Sunday, October 11, 2020

so, what's actually going on with the polling in weakly red states like arizona, ohio and north carolina? if you sort through the list, you'll find the odd poll that has trump winning in relatively blue states, too, but this cycle is a little different, because the numbers are actually fairly consistent in some of these places. is biden actually winning in these places, then? is that serious?

the right answer is that it's tricky, but i need to point to a factor that the poll aggregates are not designed to take account of, and that's the undecided vote. i frequently root my criticism in polling in how it treats undecideds, so this should sound familiar if you've been listening in over a long period.

so, if you sort through the polling in ohio, for example, you'll see that the numbers are pretty consistent for biden - he's very close to 45%, across the board, in poll after poll. by contrast, trump's support modulates wildly from the low to high 40s. and, the data is not that different in these other places, either.

i'm used to analyzing this in canada, where the conservatives numbers just simply don't change, and polling is often distorted by ignoring undecideds. a frequent thing that happens in canada is that liberal supporters move to the undecided column in large percentages, which inflates support for the conservative party. so, you end up thinking conservative support is up, when the truth is that the sample just got distorted, because they removed the undecideds from the tally. when you put the undecideds back in, you always reconstruct that stagnant conservative support level. that means that the reality is that, in canada, the liberals are often their own most powerful opponent - they lose more support to themselves than they do to any other party,

in the united states, the republicans are the default, and you're sort of seeing something similar with trump. just because republicans don't like trump doesn't mean they'll actually vote for biden - they're still republicans, remember. they might stay home, or they might relent at the last minute. but, what i'm seeing suggests is that there's a fairly large group of people - more than 5% - that are struggling with their decision, right now. they're having a hard time telling pollsters they're going to vote for trump, but they don't seem to want to vote for biden, either. this is consistent with the broader data that suggests that there's a substantial amount of the republican base that doesn't seem to like donald trump because he's too liberal, something we've more often seen on the other side of the spectrum recently (democrats that think the nominee is too conservative) and that works itself out in canada with perennially disgruntled liberals that are pissed off that the party won't do what they say but that don't like the other parties much, either. they're coming in right now as undecided, but what that means in the american spectrum is "disenfranchised republican that doesn't know what to do" - just as it means "irritated liberal that doesn't feel they have a good choice" in the canadian spectrum.

so, it's hard to say.

is that what happened in 2016? in a word: no. what i'll say is that we saw something like this in some of these places very early in 2016, but it corrected itself quickly. that is, finicky republicans that didn't like trump only needed a small dose of hillary clinton before they came bolting back home - like a yappy dog given the option to run away. the party won that game of chicken, four years ago. the data is more persistent, this cycle, but the fact that they're still not picking biden is suggestive that they're perhaps not likely to, in the end.

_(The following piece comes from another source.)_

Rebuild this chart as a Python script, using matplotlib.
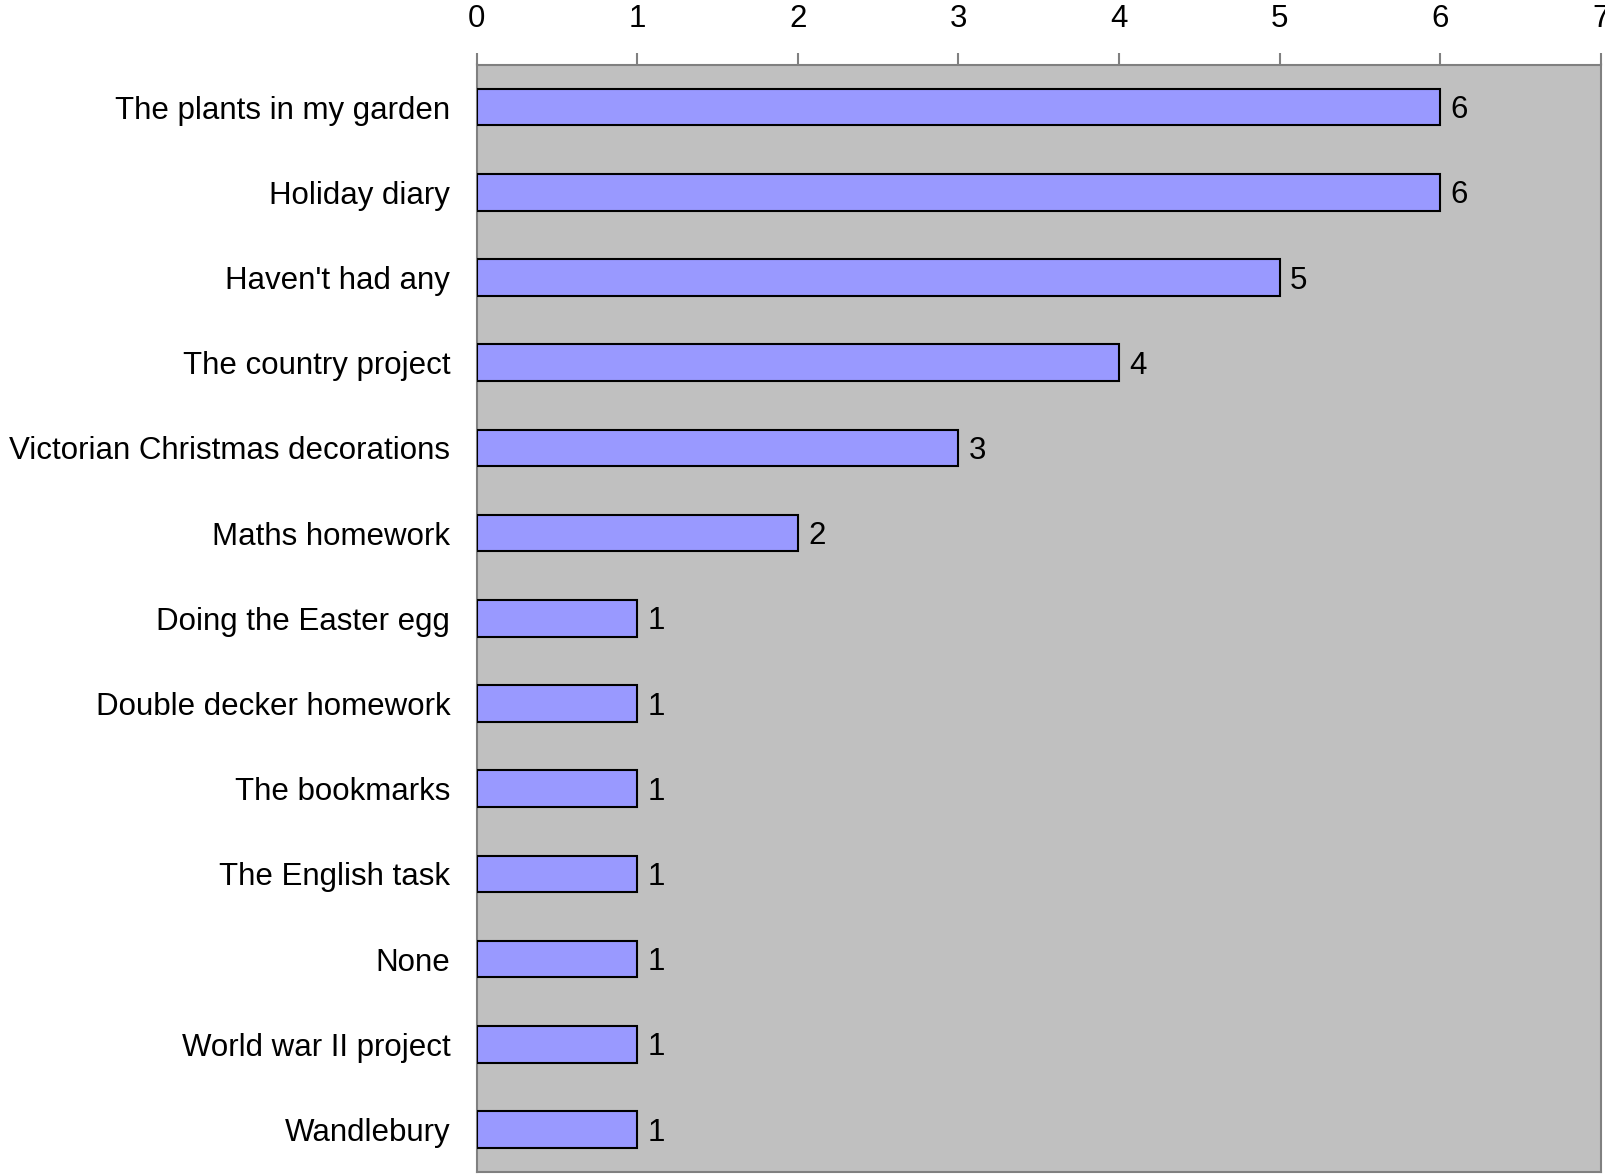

what it means when you're reading the polls in the red states (the sunbelt states), you need to ask the question: is biden actually up or is trump just way down? if the latter, those polls may be misleading, in the end, as the undecided republicans start to come back. but, they're running out of time; conversely, if biden starts ticking up in these states, then trump's chances to win back wandering conservative republicans begin to find.

the caveat is florida, and that has to do with the fact that trump is increasingly losing seniors, which is making florida more like the great lakes states than the sun belt states, this cycle. in the great lakes states, the swing vote is traditionally democratic, and far more liberal than in most of the country. its also very old and very white. again - i don't think it's rational, but older white voters in the great lakes are leaning more towards biden than trump, and that is why biden is winning these states. the same thing is happening in florida. so, you may, oddly, see florida vote with wisconsin this cycle - and that may be decisive.

but, i need to continue to pencil in trump as having an advantage in these sun belt states until i see biden's numbers explicitly go up, rather than watch trump's numbers slowly tick down - and i need to argue that aggregate polling that gives biden an advantage as a consequence of these types of polling results is misleading, and likely in error.